Paul
Goble
Staunton, January 27 – The events of
the last few weeks confirm that in Ukraine, there is a revolutionary population
but almost no revolutionary leaders while in Russia, “an excess of
revolutionary leaders is compensated by almost the complete lack of a
revolutionary population,” according to Vladimir Pastukhov.
The St. Antony’s scholar says in an
essay posted online yesterday that as a result, Russia’s “main problem” is a “permanent
false start” in which leaders start moving before the population and Ukraine’s
is one in which the crowd assembles before those who are to compete on the field
decide what they are to do (polit.ru/article/2014/01/26/ukraine/).
The revolution
in Ukraine is not over, he writes, but it is already clear that what matters
was not “the occasion for the revolution” – the desire to join Europe – but rather
a deeper anger and that “what began as a national movement has very quickly
grown into a social revolt,” one in which divisions have become more important
than unity.
In this sense, Pastukhov continues,
the Ukrainian revolution is typical of revolutions as such: it is “a
spontaneous process” which develops according to its own rules and logic and
can be prevented or suppressed, on the one hand, or succeed, on the other. But what it can’t be is “managed.”
As a result, the Ukrainian revolution
like any other, “however just its slogans in and of itself is very unjust,
because after opening the way to revolutionary force one cannot simply put down
a barrier” between ideologically justified force and force that cannot be
justified in any way or ensure that force will only be carefully “targeted.”

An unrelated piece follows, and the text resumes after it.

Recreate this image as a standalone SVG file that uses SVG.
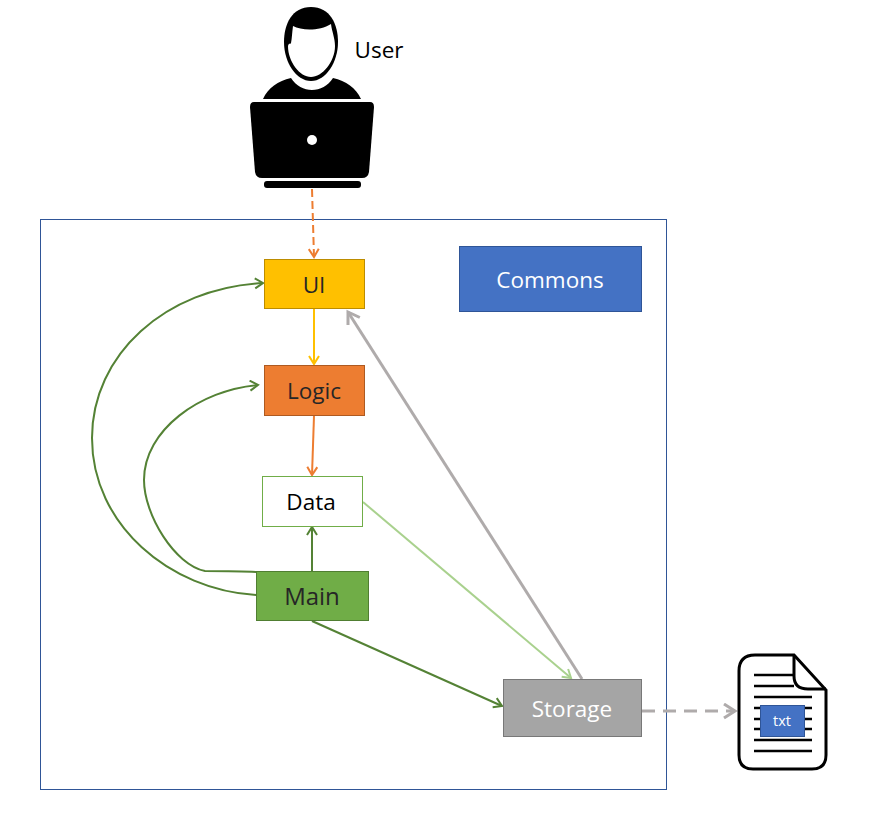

As a revolution develops, those who
appear to be leaders at one point are swallowed up by the crowd and replaced by
others. And this crowd “actively gives birth to its on atamans,” who may be
known at first by only a few dozen followers but who may then attract others to
their banners.
The doctrine of Gandhian
non-violence is attractive, Pastukhov says, but it has little place in
revolutions which occur not in countries governed by those committed to
democracy and rule of law but ready to use any amount of force to maintain themselves
in power. In those cases, “playing on the nerves of an Asiatic or semi-Asiatic
despot” isn’t enough.
Such regimes almost inevitably give
birth not to peaceful change but to revolutions, he suggest, and “revolution
are like earthquakes: one may not want them but it is better to be prepared for
them than not. The leaders of the
Ukrainian opposition have turned out to be unprepared for that revolution which
they had been provoking for so long.”
The endgame of this Ukrainian
revolution is “not beyond the
mountains,” the Oxford scholar says.
Ukrainian President Viktor Yanukovich made a terrible mistake when he
listened to Moscow and pushed through Putin-style restrictive laws” because “what
oppresses Russians angers Ukrainians,” a different in national mentality he and
Moscow forgot.
As
a result, the situation is not going to return to the status quo ante. “Both
for suppressing the revolution and for the victory of the revolution will
require in fact the introduction of martial law throughout Ukraine.” That is
because the revolution has allowed “the latent civil war” in Ukraine to break
out into the open.
That
conflict will lead to a social split and then to a territorial one. “It would be a serious error” to ignore “the
possibility of the breaking apart of Ukraine into two parts,” a development more
likely if the revolution succeeds than if it is defeated because “the algorithm
of forming autonomous enclaves” like Transdniestria, South Osetia and Abkhazia”
is already in place.
At
the same time, however, Pastukhov suggests, one must avoid two other mistakes.
On the one hand, a breakaway Western Ukraine would not do as badly economically
as many assume, especially since it would get massive Western aid. And on the other, the Eastern Ukraine’s
leaders aren’t that interested in being drawn into the Russian orbit as many
think.
It
is one thing to talk about splitting apart as many in the eastern Ukraine do,
but it is quite another matter to actually do it. The economic and political
leaders there recognize that they would play a much bigger role in a united
Ukraine than they would as part of Russia and even that their power and wealth
would be threatened by Moscow if they turned eastward.
If
the Ukrainian revolution descends into a destructive spiral, that will have
terrible consequences for the region and the world, Pastukhov says, but if the
revolution succeeds,, it will have “a chance to change the vector of its
history and become in the distant future a completely successful mid-sized
European state.”
One
can only hope, Pastukhov concludes, “that while the Ukrainian people are
choosing their path forward, there will be as little blood shed as possible.”